The Catholic Faith in Slow Motion(no. 20)
Praying Every Day (3): The Fruits of Prayer
The “results” of our praying, are largely hidden. Nevertheless, we can speak of the promises of God that attend the call to prayer, and we have the long history of God's people who bear witness to the fruits of prayer – now and then made strikingly visible.
Knowing God . . .
Knowing God is something more that knowing about God. It is more than knowing that there is a God, that he is omniscient, that he is the Creator, that he is merciful, etc. The Scriptures speak of a knowledge of God that is intimate, the sort of knowing that goes on between one person and another. In fact, in the Bible, “knowing” describes the most intimate of all human relationships: “Now Adam knew Eve his wife, and she conceived ...” (Gen. 4:1). It is this interpersonal knowledge that is the foundation and goal of prayer. It is a knowledge gained only by love; just so it is a knowledge of what the other desires, of what the other “feels”, of what the other requires.
In this “knowledge” of God we have to do with the mystery of the divine Love (Trinity): “No one knows the Son except the Father, and no one knows the Father, except the Son and anyone to whom the Son chooses to reveal him” (Matt. 11:27). This means that in Christian prayer (that is, prayer with Jesus and in his Name) we begin to share in the Son's knowing of his Father and in the Father's knowing of his Son. This knowledge of God is the first fruit of prayer.
Paying Attention . . .
“Your life is hidden with Christ in God” (Col. 3:3). The spiritual life is (for the time being) largely hidden. Even when the spiritual reality is momentarily made visible to the eye – chiefly in the sacraments, but also in the smallest act of kindness, our physical senses see only the outward sign of what is going on. The large part of the mystery is seen only by the “eyes of faith”. It is in sustained prayer that one receives the gift of sustained attention. In prayer, we step out of the visible world of “multi-tasking” in order to pay attention with Mary of Bethany to the “one thing that is needful” (Lk. 10:42). How many men and women of our age live their lives on the surface of reality, in what they insist on calling the “real world”, resisting the Spirit's intimate revelations of the Truth that can be received only by one who has an “ear to hear” ( Matt. 13:9-16)). Satan does not have to make a man a monster in order to win his soul. He only has to keep him from paying attention to the real “real world”. It is in prayer that we learn a holy realism. When the impulse to pray strikes, know that you are receiving a call from the real world.

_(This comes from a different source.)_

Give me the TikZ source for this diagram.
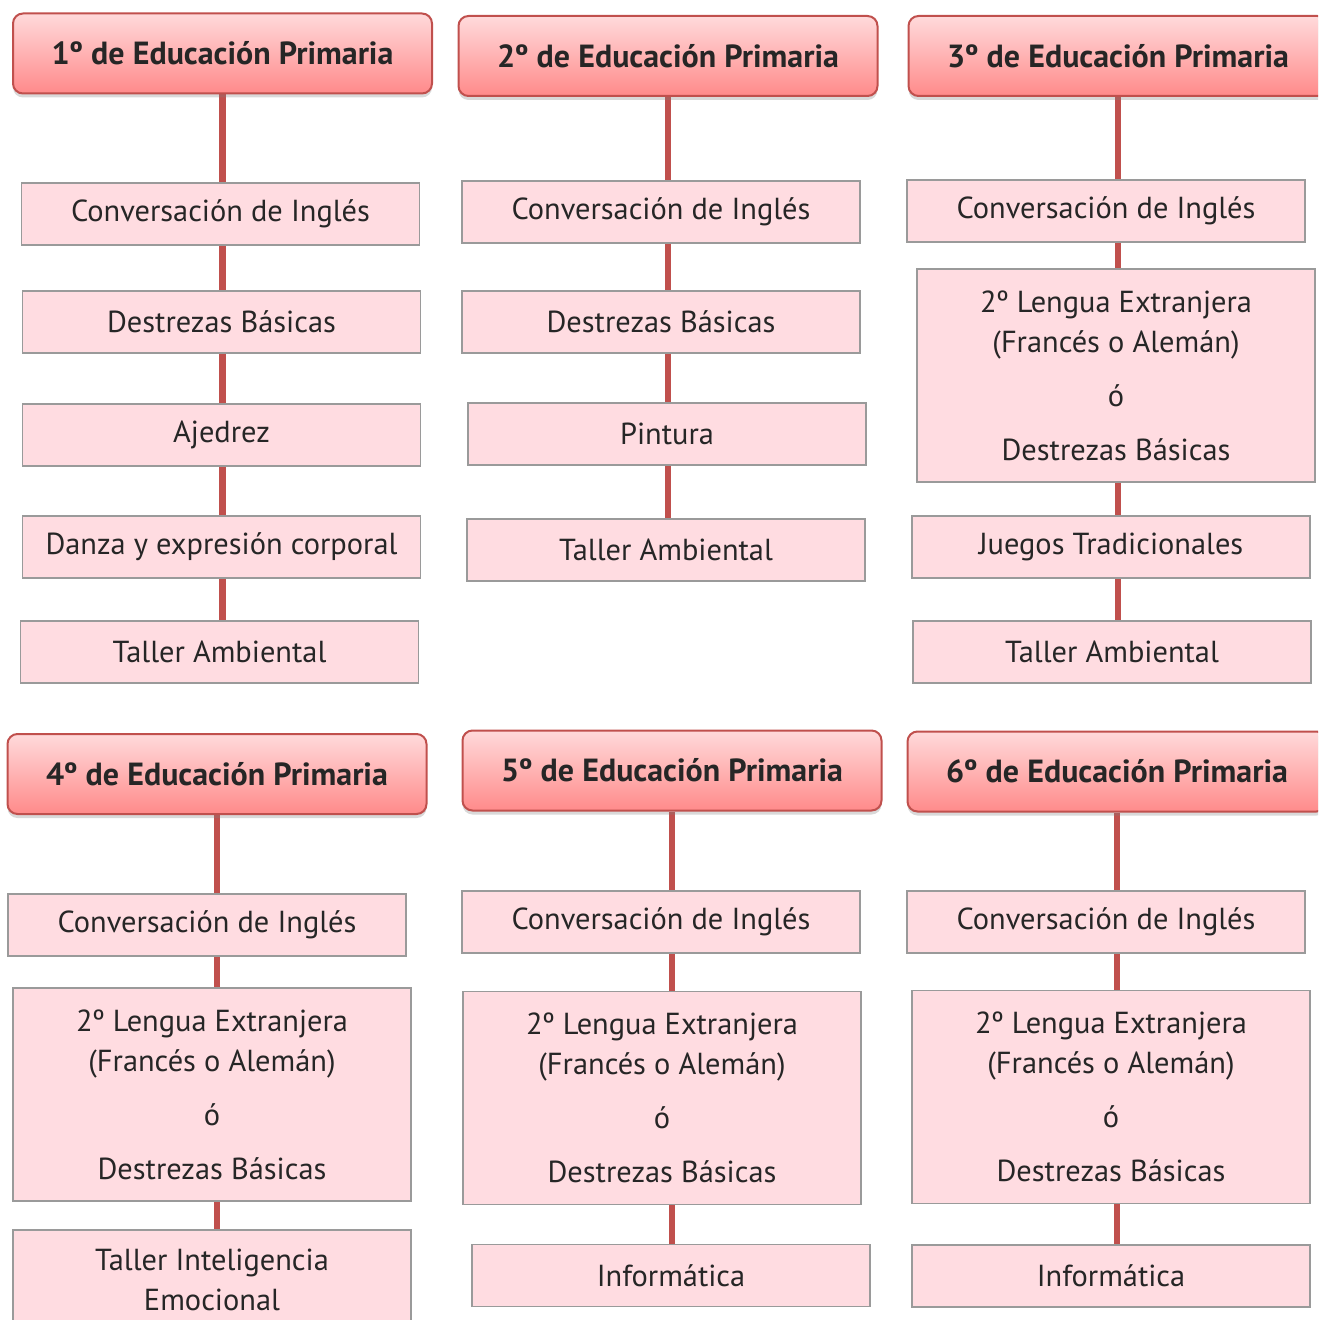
\documentclass[tikz,border=0pt]{standalone}
\usepackage{fontspec}
\setmainfont{PT Sans}
\usetikzlibrary{shadows,backgrounds}
\definecolor{linea}{HTML}{C0504D}
\definecolor{rosa}{HTML}{FFDCE1}
\definecolor{borde}{HTML}{9A9A9A}
\definecolor{arriba}{HTML}{FFDADB}
\definecolor{abajo}{HTML}{FF8A8A}
\definecolor{texto}{HTML}{262626}

\begin{document}
\begin{tikzpicture}[x=0.5pt, y=-0.5pt,
    curso/.style={draw=linea, line width=1pt, rounded corners=5pt, top color=arriba, bottom color=abajo,
      minimum width=209.5pt, minimum height=40pt, inner sep=0pt, text=texto,
      font=\fontsize{16}{18}\selectfont\bfseries,
      drop shadow={opacity=0.3, shadow xshift=0pt, shadow yshift=-2pt}},
    materia/.style={draw=borde, line width=0.7pt, fill=rosa, minimum width=199pt, minimum height=31pt,
      inner sep=0pt, align=center, text=texto, font=\fontsize{15.2}{20}\selectfont},
    doble/.style={materia, minimum height=106.5pt},
    enlace/.style={linea, line width=3.2pt}]
  \useasboundingbox (0,0) rectangle (1318,1320);
  \clip (0,0) rectangle (1318,1320);

  % primero
  \node [curso] (h1) at (222.5,53.5) {1º de Educación Primaria};
  \node [materia] (c1) at (220.5,214) {Conversación de Inglés};
  \node [materia] (d1) at (221.5,322) {Destrezas Básicas};
  \node [materia] (a1) at (221.5,435) {Ajedrez};
  \node [materia] (z1) at (221.5,547) {Danza y expresión corporal};
  \node [materia] (t1) at (219.5,652) {Taller Ambiental};

  % segundo
  \node [curso] (h2) at (668,56) {2º de Educación Primaria};
  \node [materia] (c2) at (661,212) {Conversación de Inglés};
  \node [materia] (d2) at (661,322) {Destrezas Básicas};
  \node [materia] (p2) at (667,434) {Pintura};
  \node [materia] (t2) at (666,550) {Taller Ambiental};

  % tercero
  \node [curso] (h3) at (1118,56) {3º de Educación Primaria};
  \node [materia] (c3) at (1106,211) {Conversación de Inglés};
  \node [doble] (l3) at (1116,375.5) {2º Lengua Extranjera\\(Francés o Alemán)\\[7pt]ó\\[7pt]Destrezas Básicas};
  \node [materia] (j3) at (1111,547) {Juegos Tradicionales};
  \node [materia] (t3) at (1112,652) {Taller Ambiental};

  % cuarto
  \node [curso] (h4) at (217,774) {4º de Educación Primaria};
  \node [materia] (c4) at (207,925) {Conversación de Inglés};
  \node [doble] (l4) at (212,1094.5) {2º Lengua Extranjera\\(Francés o Alemán)\\[7pt]ó\\[7pt]Destrezas Básicas};
  \node [materia, minimum height=50pt] (e4) at (212,1280) {Taller Inteligencia\\Emocional};

  % quinto
  \node [curso] (h5) at (672,770.5) {5º de Educación Primaria};
  \node [materia] (c5) at (661,922) {Conversación de Inglés};
  \node [doble] (l5) at (662,1098) {2º Lengua Extranjera\\(Francés o Alemán)\\[7pt]ó\\[7pt]Destrezas Básicas};
  \node [materia] (i5) at (671,1275.5) {Informática};

  % sexto
  \node [curso] (h6) at (1117,771.5) {6º de Educación Primaria};
  \node [materia] (c6) at (1106,922) {Conversación de Inglés};
  \node [doble] (l6) at (1111,1097) {2º Lengua Extranjera\\(Francés o Alemán)\\[7pt]ó\\[7pt]Destrezas Básicas};
  \node [materia] (i6) at (1111,1276) {Informática};

  \begin{scope}[on background layer]
    \draw [enlace] (h1) -- (h1 |- t1);
    \draw [enlace] (h2) -- (h2 |- t2);
    \draw [enlace] (h3) -- (h3 |- t3);
    \draw [enlace] (h4) -- (h4 |- e4);
    \draw [enlace] (h5) -- (h5 |- i5);
    \draw [enlace] (h6) -- (h6 |- i6);
  \end{scope}
\end{tikzpicture}
\end{document}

Receiving What You Ask For . . .
The fruits of prayer are “whatever you ask for” (John 11:22: 16:13). So we are promised by Jesus. But we will need to look below the surface, to contemplate this promise, if we are to comprehend its meaning. That is to say, only in prayer can I learn to discern the real answer to my prayer. In prayer we receive the grace to “wait on the Lord” (Ps. 130) when it seems that God has fallen silent. In prayer we also receive the grace to get off our knees and to receive the new gift given, and to participate in the new reality created by God's unexpected answer to our prayers.